Dans la poésie de Mohamed Miloud Gharrafi, il y a l’émanation d’une sorte de sincérité, apparemment naïve, des aspirations à la pureté, des élans de l’âme émouvants et profonds. Il écrit à propos d’une rencontre amoureuse : «Nous voyagerons vers l’absolu. Nous marcherons vers l’eau et courrons comme deux enfants.» et dans un autre poème : «Elle m’entraînait vers des espaces toujours plus loin à l’intérieur, entre obscurité et lumière» Mais voilà ! Le poète, si on peut le reconnaître comme un être sensible, vit en société, dans le réel, et il doit très souvent subir toutes les secousses de notre monde contemporain, ses propositions et ses provocations.
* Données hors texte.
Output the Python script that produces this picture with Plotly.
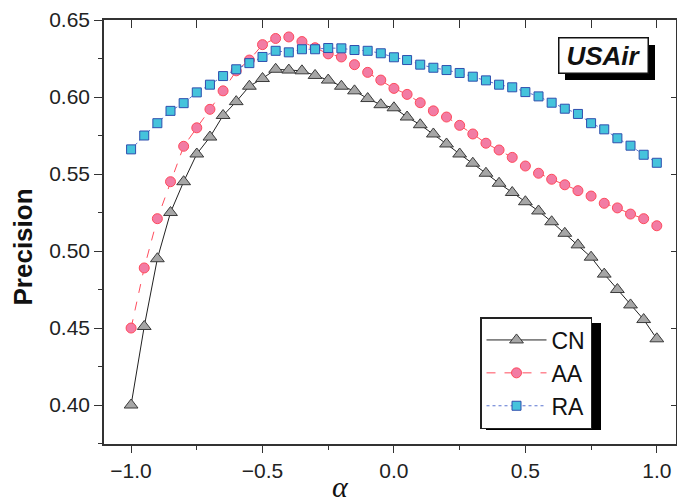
import plotly.graph_objects as go

alpha = [round(-1.0 + 0.05 * i, 2) for i in range(41)]

cn = [0.400, 0.451, 0.495, 0.525, 0.545, 0.563, 0.574, 0.588, 0.597, 0.607,
      0.612, 0.618, 0.6175, 0.617, 0.614, 0.611, 0.607, 0.604, 0.599, 0.595,
      0.593, 0.587, 0.582, 0.576, 0.5695, 0.563, 0.557, 0.5505, 0.544, 0.538,
      0.532, 0.526, 0.519, 0.5115, 0.504, 0.496, 0.485, 0.475, 0.465, 0.4555,
      0.443]

aa = [0.450, 0.489, 0.521, 0.545, 0.568, 0.580, 0.592, 0.604, 0.617, 0.624,
      0.634, 0.638, 0.639, 0.636, 0.632, 0.628, 0.626, 0.621, 0.616, 0.611,
      0.6056, 0.6017, 0.5963, 0.591, 0.587, 0.5816, 0.576, 0.570, 0.5656, 0.5608,
      0.5552, 0.5505, 0.5466, 0.543, 0.5392, 0.5357, 0.531, 0.528, 0.524, 0.521,
      0.5164]

ra = [0.566, 0.575, 0.583, 0.591, 0.596, 0.603, 0.608, 0.6136, 0.618, 0.622,
      0.626, 0.630, 0.629, 0.631, 0.631, 0.6318, 0.6316, 0.6305, 0.630, 0.6284,
      0.6258, 0.624, 0.621, 0.619, 0.6175, 0.6156, 0.6132, 0.6108, 0.608, 0.6063,
      0.6032, 0.6004, 0.5963, 0.5924, 0.589, 0.583, 0.579, 0.5732, 0.5684, 0.5625,
      0.5573]

series_names = ["CN", "AA", "RA"]
x_ticks = [-1.0, -0.5, 0.0, 0.5, 1.0]
y_ticks = [0.40, 0.45, 0.50, 0.55, 0.60, 0.65]

FONT = "Liberation Sans, Arial, sans-serif"
AX = "#333333"

W, H = 677, 502
ML, MR, MT, MB = 104, 1, 20, 58
PW, PH = W - ML - MR, H - MT - MB


def px_to_paper_x(px):
    return (px - ML) / PW


def px_to_paper_y(py):
    return (H - MB - py) / PH


fig = go.Figure()

fig.add_trace(go.Scatter(
    x=alpha, y=cn, name=series_names[0], mode="lines+markers",
    line=dict(color="#222222", width=1),
    marker=dict(symbol="triangle-up", size=12, color="#a6a6a6",
                line=dict(color="#3a3a3a", width=1)),
    legendgroup="g1"))
fig.add_trace(go.Scatter(
    x=alpha, y=aa, name=series_names[1], mode="lines+markers",
    line=dict(color="#ff4d5e", width=1, dash="dash"),
    marker=dict(symbol="circle", size=10, color="#f27ca4",
                line=dict(color="#ff4a5c", width=1)),
    legendgroup="g2"))
fig.add_trace(go.Scatter(
    x=alpha, y=ra, name=series_names[2], mode="lines+markers",
    line=dict(color="#5a74d0", width=1, dash="dot"),
    marker=dict(symbol="square", size=9, color="#45c3dc",
                line=dict(color="#2f4fae", width=1)),
    legendgroup="g3"))

# dummy trace to realise mirrored axes (top / right)
fig.add_trace(go.Scatter(x=[], y=[], xaxis="x2", yaxis="y2",
                         showlegend=False, hoverinfo="skip"))

xr = [-1.103, 1.073]
yr = [0.3747, 0.65]

fig.update_layout(
    width=W, height=H,
    margin=dict(l=ML, r=MR, t=MT, b=MB, pad=0),
    paper_bgcolor="white", plot_bgcolor="white",
    font=dict(family=FONT, size=21, color="#222222"),
    showlegend=True,
    legend=dict(
        x=px_to_paper_x(480), y=px_to_paper_y(317),
        xanchor="left", yanchor="top",
        bgcolor="white", bordercolor="#222222", borderwidth=1.5,
        font=dict(family=FONT, size=23, color="#111111"),
        itemwidth=60, tracegroupgap=0, traceorder="normal",
    ),
    xaxis=dict(
        range=xr, tickvals=x_ticks, tickformat=".1f",
        ticks="outside", ticklen=7, tickwidth=1.3, tickcolor=AX,
        minor=dict(dtick=0.25, tick0=0, ticks="outside", ticklen=4,
                   tickwidth=1.3, tickcolor=AX),
        showline=True, linecolor=AX, linewidth=1.5,
        showgrid=False, zeroline=False,
        tickfont=dict(family=FONT, size=21, color="#222222"),
    ),
    yaxis=dict(
        range=yr, tickvals=y_ticks, tickformat=".2f",
        ticks="outside", ticklen=8, tickwidth=1.3, tickcolor=AX,
        minor=dict(dtick=0.025, tick0=0, ticks="outside", ticklen=4,
                   tickwidth=1.3, tickcolor=AX),
        showline=True, linecolor=AX, linewidth=1.5,
        showgrid=False, zeroline=False,
        tickfont=dict(family=FONT, size=21, color="#222222"),
    ),
    xaxis2=dict(
        overlaying="x", side="top", matches="x", range=xr,
        tickvals=x_ticks, ticks="inside", ticklen=8, tickwidth=1.3,
        tickcolor=AX,
        minor=dict(dtick=0.25, tick0=0, ticks="inside", ticklen=8,
                   tickwidth=1.3, tickcolor=AX),
        showticklabels=False, showline=True, linecolor=AX, linewidth=1.5,
        showgrid=False, zeroline=False,
    ),
    yaxis2=dict(
        overlaying="y", side="right", matches="y", range=yr,
        tickvals=y_ticks, ticks="inside", ticklen=5, tickwidth=1.3,
        tickcolor=AX,
        showticklabels=False, showline=True, linecolor=AX, linewidth=1.5,
        showgrid=False, zeroline=False,
    ),
)

shapes = [
    # legend shadow
    dict(type="rect", xref="paper", yref="paper", layer="above",
         x0=px_to_paper_x(486), x1=px_to_paper_x(601),
         y0=px_to_paper_y(430), y1=px_to_paper_y(323),
         fillcolor="black", line=dict(width=0)),
    # title box shadow
    dict(type="rect", xref="paper", yref="paper", layer="above",
         x0=px_to_paper_x(565), x1=px_to_paper_x(655),
         y0=px_to_paper_y(80), y1=px_to_paper_y(45),
         fillcolor="black", line=dict(width=0)),
]
fig.update_layout(shapes=shapes)

fig.add_annotation(
    text="<b><i>USAir</i></b>", xref="paper", yref="paper",
    x=px_to_paper_x(603), y=px_to_paper_y(55.5),
    xanchor="center", yanchor="middle", showarrow=False,
    font=dict(family=FONT, size=26, color="#111111"),
    bgcolor="white", bordercolor="#111111", borderwidth=1.5, borderpad=1,
    width=86, height=32)

fig.add_annotation(
    text="<b>Precision</b>", xref="paper", yref="paper",
    x=px_to_paper_x(22), y=px_to_paper_y(247.5),
    xanchor="center", yanchor="middle", textangle=-90, showarrow=False,
    font=dict(family=FONT, size=26, color="#111111"))

fig.add_annotation(
    text="<i>α</i>", xref="paper", yref="paper",
    x=px_to_paper_x(340), y=px_to_paper_y(486),
    xanchor="center", yanchor="middle", showarrow=False,
    font=dict(family="Liberation Serif, Times New Roman, serif", size=30,
              color="#111111"))

fig.write_html("out.html",
               config={"displayModeBar": False},
               post_script="document.body.style.margin='0';"
                           "document.body.style.padding='0';")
Dans ses projets amoureux, exaltés près de la mer, le poème lui rappelle ceci : «la sonnerie de nos téléphones portables nous manquerait» ou encore : «Nous ne consulterions pas d’horoscope aujourd’hui» et pour terminer la belle évocation de l’amoureux transi, le poète clôture le rêve ainsi: «Elle dit : «naturellement ! mais aujourd’hui j’ai envie de certaines choses au magasin Marks & Spencer.»
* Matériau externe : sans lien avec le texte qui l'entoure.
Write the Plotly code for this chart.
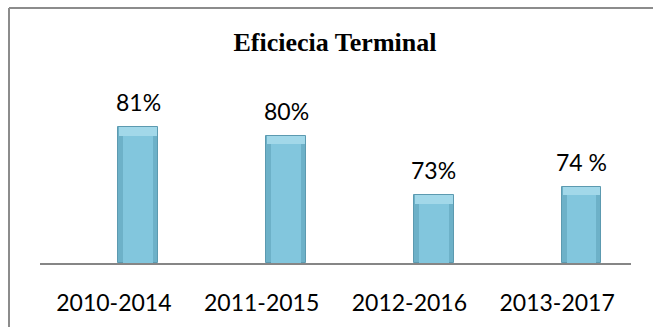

 Dans d'autres poèmes, il exprime une nostalgie, peut-être ressent-il comme un désarroi dans une civilisation où se mêlent diverses cultures, il faut parfois porter sur soi à regret des soupçons non justifiés : «Sur la place Catalunya / j’ai peur de trahir mes pas / et j’ai peur que se trompe à mon égard cette femme / qui me regarde de travers / et serre son sac à main très fort / contre sa poitrine.» Le racisme, la plaie qu’il faut panser et dénoncer.

C'est une poésie qui semble légère dans la forme mais qui se révèle comme un cheminement où la réflexion est sous-jacente. Nous sommes loin de la poésie arabe traditionnelle classique ou romantique aux longs poèmes inspirés par l’aimé(e), relatant des événements historiques, poésie romantique avec souvent des poèmes de circonstances ou des pensées et des émotions intimes de poètes recherchant la solitude et trouvant quelque consolation dans la nature.
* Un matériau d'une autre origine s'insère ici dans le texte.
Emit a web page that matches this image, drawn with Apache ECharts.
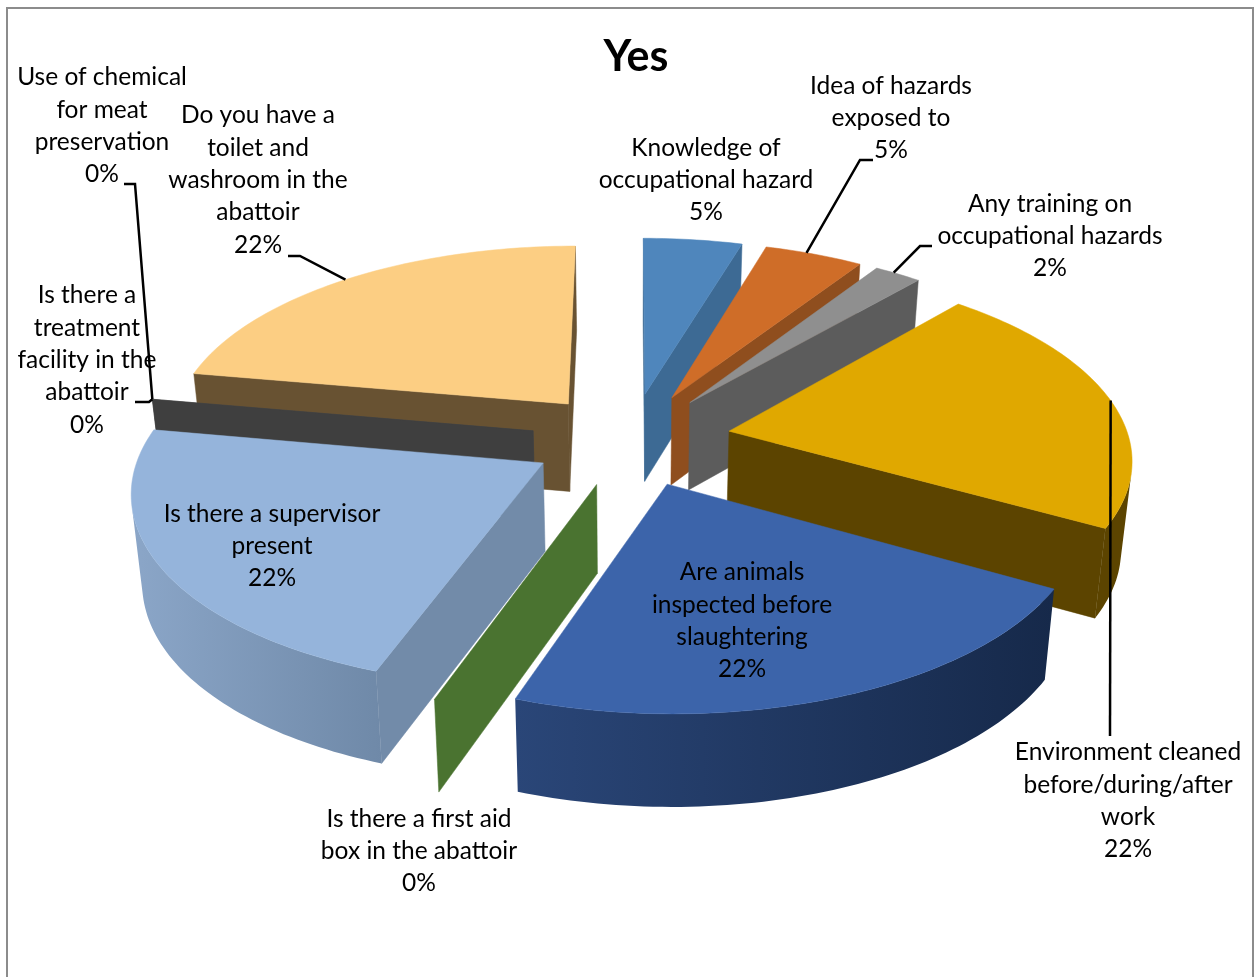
<!doctype html>
<html>
<head>
<meta charset="utf-8">
<title>Yes</title>
<script src="https://cdn.jsdelivr.net/npm/echarts@6/dist/echarts.min.js"></script>
<style>
html, body { margin: 0; padding: 0; background: #fff; }
#chart { width: 1255px; height: 977px; }
</style>
</head>
<body>
<div id="chart"></div>
<script>
// chart data
var chartTitle = 'Yes';
var categories = [
	'Knowledge of\noccupational hazard',
	'Idea of hazards\nexposed to',
	'Any training on\noccupational hazards',
	'Environment cleaned\nbefore/during/after\nwork',
	'Are animals\ninspected before\nslaughtering',
	'Is there a first aid\nbox in the abattoir',
	'Is there a supervisor\npresent',
	'Is there a\ntreatment\nfacility in the\nabattoir',
	'Use of chemical\nfor meat\npreservation',
	'Do you have a\ntoilet and\nwashroom in the\nabattoir'
];
var values = [4.6, 4.6, 2.2, 21.8, 22.2, 0, 22.4, 0, 0, 22.2];

// slice colours: top face, cut face, outer side left/right
var topColors = ['#4f86bc', '#cf6d28', '#8f8f8f', '#e0a800', '#3c64aa', '#4a7330', '#95b4db', '#4d4d4d', '#3f3f3f', '#fcce83'];
var cutColors = ['#3d6a94', '#8f4e1e', '#5c5c5c', '#5c4400', '#16294a', '#4a7330', '#728ba9', '#4d4d4d', '#3f3f3f', '#685232'];
var sideLeft = ['#3d6a94', '#8f4e1e', '#5c5c5c', '#5c4400', '#2a4678', '#4a7330', '#8ba6c8', '#4d4d4d', '#3f3f3f', '#685232'];
var sideRight = ['#3d6a94', '#8f4e1e', '#5c5c5c', '#5c4400', '#16294a', '#4a7330', '#6f89a8', '#4d4d4d', '#3f3f3f', '#685232'];

// projection of the tilted pie
var CX = 631, CY = 439, RX = 400, RY = 187, PERSP = 0.13, DEPTH = 88, SHRINK = 0.022, EXPLODE = 0.25;

function project(x, y, z) {
	var s = 1 / (1 - PERSP * y);
	var px = CX + RX * x * s;
	var py = CY + RY * y * s;
	if (z) {
		px = CX + (px - CX) * (1 - SHRINK * z);
		py = py + DEPTH * (1 + 0.3 * (s - 1)) * z;
	}
	return [px, py];
}

var total = values.reduce(function (a, b) { return a + b; }, 0);
var startAngles = [];
var sweeps = [];
var sum = 0;
for (var k = 0; k < values.length; k++) {
	startAngles.push(sum / total * Math.PI * 2);
	sweeps.push(values[k] / total * Math.PI * 2);
	sum += values[k];
}

function sliceApex(i) {
	var mid = startAngles[i] + sweeps[i] / 2;
	return [EXPLODE * Math.sin(mid), -EXPLODE * Math.cos(mid)];
}
function rimPoint(i, t) {
	var apex = sliceApex(i);
	var a = startAngles[i] + sweeps[i] * t;
	return [apex[0] + Math.sin(a), apex[1] - Math.cos(a)];
}
function area(pts) {
	var r = 0;
	for (var n = 0; n < pts.length; n++) {
		var p = pts[n], q = pts[(n + 1) % pts.length];
		r += p[0] * q[1] - q[0] * p[1];
	}
	return r;
}
function face(pts, fill) {
	return { type: 'polygon', silent: true, shape: { points: pts }, style: { fill: fill, stroke: fill, lineWidth: 0.5 } };
}

function renderSlice(params, api) {
	var i = api.value(0);
	var apex = sliceApex(i);
	var children = [];
	var steps = Math.max(2, Math.ceil(sweeps[i] / 0.02));
	var top = [project(apex[0], apex[1], 0)];
	var rim = [];
	for (var n = 0; n <= steps; n++) {
		var r = rimPoint(i, n / steps);
		rim.push(r);
		top.push(project(r[0], r[1], 0));
	}

	// the two radial cuts, only when they face the viewer
	var cut1 = [project(apex[0], apex[1], 0), project(rim[0][0], rim[0][1], 0), project(rim[0][0], rim[0][1], 1), project(apex[0], apex[1], 1)];
	var cut2 = [project(apex[0], apex[1], 1), project(rim[steps][0], rim[steps][1], 1), project(rim[steps][0], rim[steps][1], 0), project(apex[0], apex[1], 0)];
	if (area(cut1) < 0) children.push(face(cut1, cutColors[i]));
	if (area(cut2) < 0) children.push(face(cut2, cutColors[i]));

	// outer wall, visible part of the arc only
	var upper = [], lower = [];
	for (var m = 0; m < steps; m++) {
		var a = rim[m], b = rim[m + 1];
		var quad = [project(a[0], a[1], 0), project(b[0], b[1], 0), project(b[0], b[1], 1), project(a[0], a[1], 1)];
		if (area(quad) < 0) {
			if (!upper.length) { upper.push(quad[0]); lower.push(quad[3]); }
			upper.push(quad[1]);
			lower.push(quad[2]);
		}
	}
	if (upper.length) {
		children.push({
			type: 'polygon',
			silent: true,
			shape: { points: upper.concat(lower.reverse()) },
			style: {
				fill: new echarts.graphic.LinearGradient(0, 0, 1, 0, [
					{ offset: 0, color: sideLeft[i] },
					{ offset: 1, color: sideRight[i] }
				])
			}
		});
	}

	if (sweeps[i] > 0) children.push(face(top, topColors[i]));
	return { type: 'group', children: children };
}

// label placement, leader is [elbow points..., position along the slice's rim]
var labelLayout = [
	{ x: 706, y: 180 },
	{ x: 891, y: 118, leader: [[873, 160], [860, 160]], rim: 0.42 },
	{ x: 1050, y: 236, leader: [[932, 246], [920, 246]], rim: 0.4 },
	{ x: 1128, y: 801, leader: [[1110, 736]], rim: 0.5 },
	{ x: 742, y: 621 },
	{ x: 419, y: 851 },
	{ x: 272, y: 546 },
	{ x: 87, y: 360, leader: [[135, 402], [149, 402]], rim: 0 },
	{ x: 102, y: 126, leader: [[124, 184], [135, 184]], rim: 0 },
	{ x: 258, y: 180, leader: [[288, 256], [300, 256]], rim: 0.5 }
];

function renderLabel(params, api) {
	var i = api.value(0);
	var l = labelLayout[i];
	var children = [];
	if (l.leader) {
		var r = rimPoint(i, l.rim);
		children.push({
			type: 'polyline',
			silent: true,
			shape: { points: l.leader.concat([project(r[0], r[1], 0)]) },
			style: { fill: 'none', stroke: '#000', lineWidth: 2.5 }
		});
	}
	children.push({
		type: 'text',
		silent: true,
		style: {
			x: l.x,
			y: l.y,
			text: categories[i] + '\n' + Math.round(api.value(1)) + '%',
			fill: '#000',
			font: '24.5px Lato',
			lineHeight: 32.3,
			align: 'center',
			verticalAlign: 'middle'
		}
	});
	return { type: 'group', children: children };
}

// back slices are painted first
var drawOrder = values.map(function (v, i) { return i; }).sort(function (a, b) {
	return sliceApex(a)[1] - sliceApex(b)[1];
});

var chart = echarts.init(document.getElementById('chart'), null, { renderer: 'canvas' });
chart.setOption({
	animation: false,
	backgroundColor: '#fff',
	title: {
		text: chartTitle,
		left: 631,
		top: 31,
		textAlign: 'center',
		textStyle: { fontFamily: 'Lato', fontWeight: 'bold', fontSize: 43, color: '#000' }
	},
	graphic: [{
		type: 'rect',
		silent: true,
		shape: { x: 7, y: 8, width: 1246, height: 990 },
		style: { fill: 'none', stroke: '#8c8c8c', lineWidth: 2 }
	}],
	series: [{
		type: 'custom',
		coordinateSystem: 'none',
		renderItem: renderSlice,
		data: drawOrder.map(function (i) { return [i, values[i]]; }),
		z: 2
	}, {
		type: 'custom',
		coordinateSystem: 'none',
		renderItem: renderLabel,
		data: values.map(function (v, i) { return [i, v]; }),
		z: 5
	}]
});
</script>
</body>
</html>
Les poèmes ici sont en prose poétique et ils ont dans l’esprit comme une parenté avec des poètes tels que Jean Tardieu, Henri Michaux, Jacques Prévert qui ont manié l’humour dans leurs œuvres. Ce qui caractérise la poésie d’humour le plus souvent, c’est son pouvoir d’attaque et la force de ses refus, son pouvoir de déshabiller les apparences et les idées reçues avec la parodie, le sourire et la satire.